A project to capture six months in a single image.  I invited friends to do the same from across the globe and, combined, we aimed to capture a year as the Earth turned around the Sun.  The result is – Same Sun, Different Sky.

My pinhole camera looked out over the field opposite our house, bordered by a row of trees.  The view of those trees has kept me company over the years and been the inspiration for many pieces of my artwork and poetry.  We fixed the pinhole camera to an upstairs window on Midsummer’s day.  It captured the trees going from being in full leaf to the stark lines of winter.  The pinhole camera weathered storms and snow and I was pleased to get an image at the end, it’s by no means guaranteed!


We celebrated birthdays and lived our lives. We sunned ourselves in the garden and sat out into the warm late evenings, watching the children play up and down the path. We went away on holidays and came back as the seasons changed.  And on until the darkness pushed us to draw the curtains by mid afternoon. And all the while, the pinhole remained, recording the unfolding image in front of it.  We took it down on the shortest day, the Winter Solstice, and it offered up a picture, a record of that time, containing so much and slowing it down, catching the sun’s traces as it lowered towards the horizon.

Several thousand miles away in Australia Sophie was sensible and put up four pinhole cameras.  As we were at the height of summer she was in midwinter. 
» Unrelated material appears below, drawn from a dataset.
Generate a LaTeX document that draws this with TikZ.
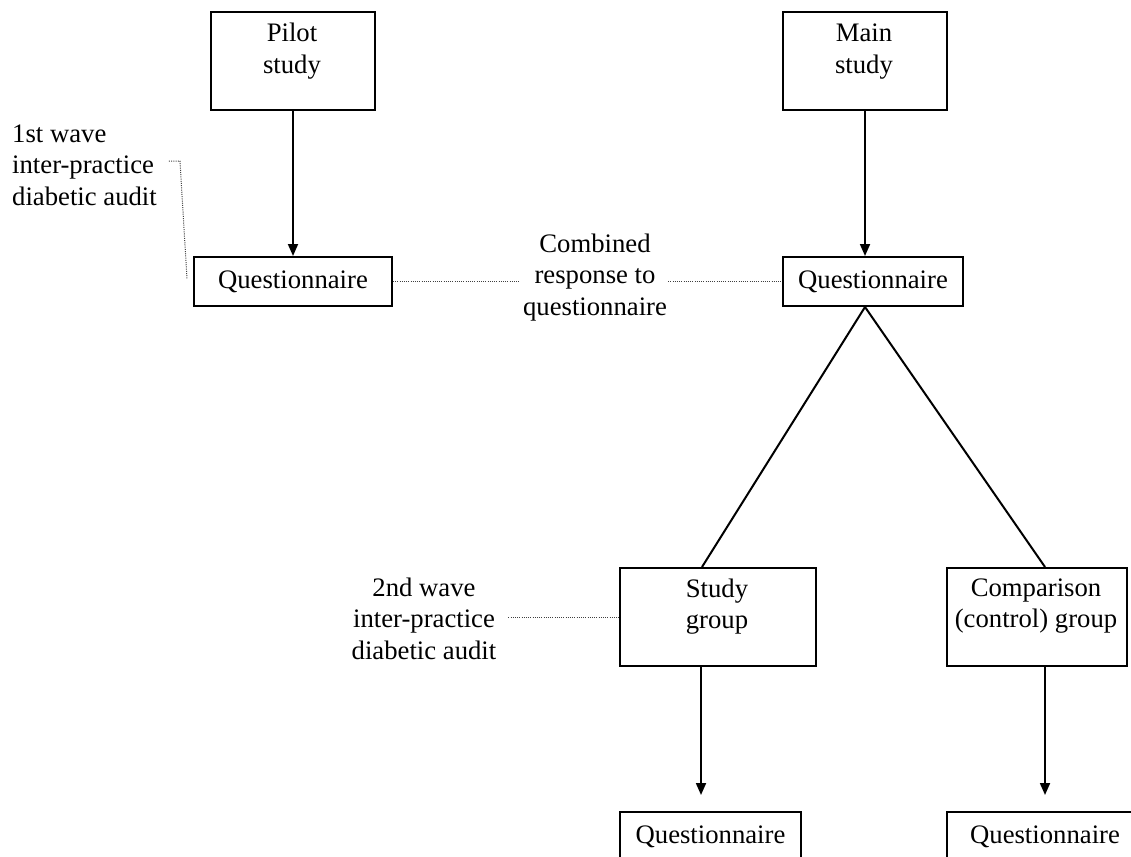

She explains, “3 were at church including the good one, 1 was on our balcony where I fear it was simply cooked! The last 6 months saw all 5 of us have a birthday, R learnt to swim and A joined the school choir. The camera was up during almost all of the whale migration season (starts at the beginning of June) which was the most utterly, mystifyingly wondrous of happenings! The camera looked down towards the main street of Coogee and saw countless hours of sunshine, but also its fair share of torrential rain and phenomenal lighting.”

I was pleased that over in Spain, Matthew agreed to take part in the project too.  He fixed his pinhole camera to a small balcony and hoped for the best.   


The pinhole camera looked out over “a large internal courtyard in Nou Barris, a district of Barcelona.  We’ve had months of brilliant sunshine, some grey days, and more than a few torrential storms! The balcony has also seen its fair share of political unrest over the last few months: it’s a pity the solargraphs can’t record audio, because for about a month after the disrupted referendum of 1 October, each night at 10pm dozens of residents gathered on their respective balconies to perform a “caçerolada”, which basically consists of banging a metal pot with a spoon and generally making as much of a ruckus as possible!”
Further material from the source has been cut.